Заметим, что Всероссийское Правительство вообще неуютно чувствовало себя в Омске. Помимо большей «консервативности» омских политических кругов, налицо было еще одно обстоятельство: Директория представляла собою верховную власть, но какого-либо аппарата управления у нее, по существу, не было. Такой аппарат имелся у сибиряков, и ведомствам нового правительства предстояло быть созданными в основном на местной, сибирской базе. А военным министром (строго говоря, управляющим военным министерством) здесь был генерал Иванов-Ринов, одновременно занимавший должности Командующего Сибирскою армией и Атамана Сибирского казачьего войска.
Позиция молодых генералов и полковников, лихих добровольческих вожаков, вообще зачастую отличалась чрезмерной самостоятельностью: так, вступивший в исполнение обязанностей уссурийского Атамана Калмыков (созванный им чрезвычайный Войсковой Круг произвел есаула сразу в генералы) вообще не признал Директории, «не видя в настоящий момент твердых Государственных центров». (Семенов подчинился Директории «автоматически» – он в свое время признал Временное Сибирское Правительство, которое принимало участие в «конструировании» новой власти.) Не могла не внушать опасений и фигура Иванова-Ринова, о котором даже Серебренников, сам сибирский министр, отзывался впоследствии весьма осторожно: «События складывались так, что люди, подобные Иванову-Ринову, становились диктаторами дня, и военные круги Омска имели в настоящий момент куда более фактической власти, чем Директория и Сибирское Правительство, вместе взятые».
Голословным ли было это утверждение? Пожалуй, не очень, поскольку в дни памятного Омску ареста министров и убийства Новоселова именно Иванов-Ринов, в обход каких-либо формальностей, освободил инициатора арестов – полковника Волкова. Это должно было настораживать представителей «революционной демократии» и лояльного к ней Болдырева, – а при образовании военного министерства Всероссийского Правительства на базе министерства сибирского, Иванов-Ринов явно подавлял бы своим авторитетом остальных кандидатов (того же Матковского). Колчак был чужим в Омске, он не принимал участия в свержении здесь Советской власти, наконец, он был моряком… но у него было поистине всероссийского масштаба имя, перед которым такой кандидат, как Иванов-Ринов, казалось, неизбежно должен был стушеваться.

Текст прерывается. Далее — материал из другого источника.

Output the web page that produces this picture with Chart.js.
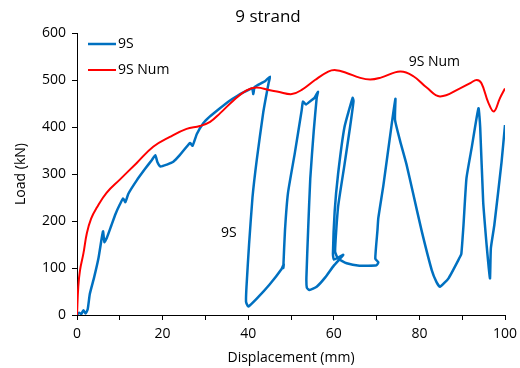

А чем мог руководствоваться в своем решении адмирал? Прежде всего, узнав о создании Директории, он отозвался о ней в общем доброжелательно: «… Насколько могу судить, эта власть является первой, имеющей все основания для утверждения и развития». «Акт об образовании» Всероссийского Правительства провозглашал первоочередные задачи, которых Колчак не мог не одобрить: «Борьба за освобождение России от советской власти»; «воссоединение отторгнутых, отпавших и разрозненных областей России»; «непризнание Брестского мира и всех прочих договоров международного характера, заключенных как от имени России, так и отдельных ее частей после февральской революции какой бы то ни было властью, кроме Российского Временного Правительства». Вполне разумными выглядели и цели, поставленные Директорией «в области военной»: «Воссоздание сильной, боеспособной, единой Российской армии, поставленной вне влияния политических партий»; «полное невмешательство военных властей в сферу гражданского управления, за исключением местностей, входящих в состав театра военных действий»; «установление крепкой военной дисциплины на началах законности и уважения к личности»; «недопустимость политических организаций военнослужащих и устранение армии от политики».

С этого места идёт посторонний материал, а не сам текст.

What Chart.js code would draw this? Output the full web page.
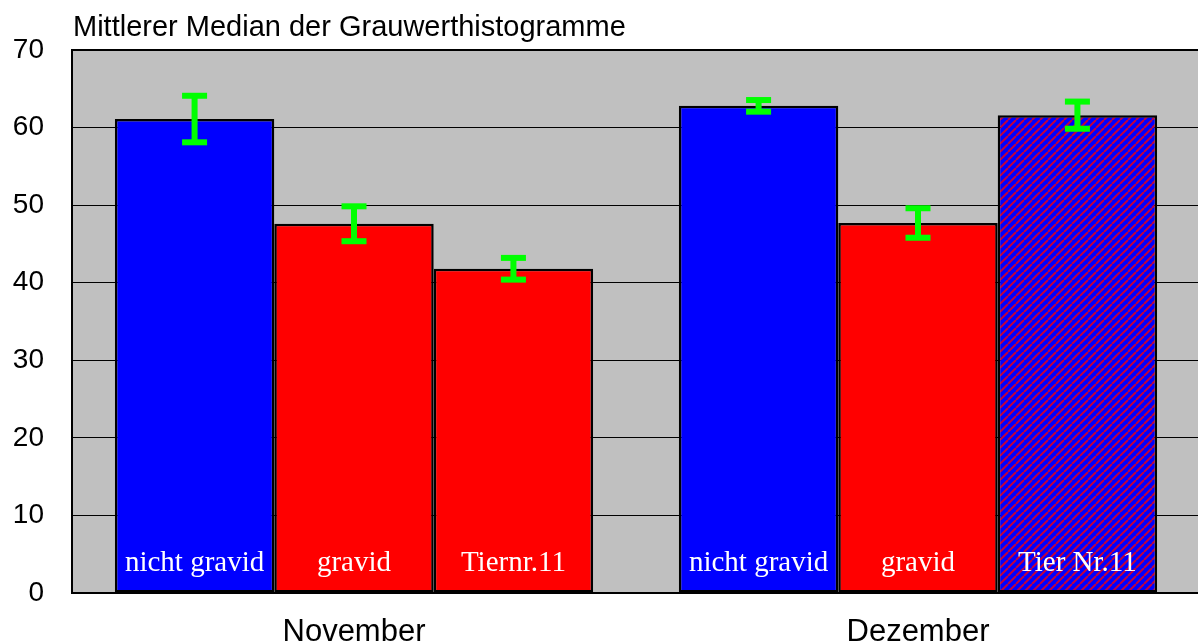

Даже декларированные принципы гражданского управления освобожденных местностей России «на началах признания за ее отдельными областями прав широкой автономии», чаемое «окончательное установление государственной организации на федеративных началах» и намерение восстановить «демократическое городское и земское самоуправление», – могли не слишком беспокоить Колчака, который свои тогдашние взгляды на этот вопрос излагал так: «Командующему военными силами должна принадлежать вся полнота власти на территории борьбы, но по мере продвижения в областях, очищаемых от большевизма, власть должна переходить в руки земских организаций». Насторожить адмирала должен был подчеркиваемый Директорией пиетет по отношению к Учредительному Собранию созыва 5 января 1918 года… но этот вопрос он вряд ли считал в тот момент определяющим. Появление перспектив с задачами всероссийского масштаба и, возможно, указание Болдырева на опасность «атаманщины», столь возмущавшей адмирала на Дальнем Востоке, представляются вполне достаточными основаниями для того, чтобы Александр Васильевич изменил принятое ранее решение и согласился занять предложенную ему должность, хотя и с некоторыми сомнениями.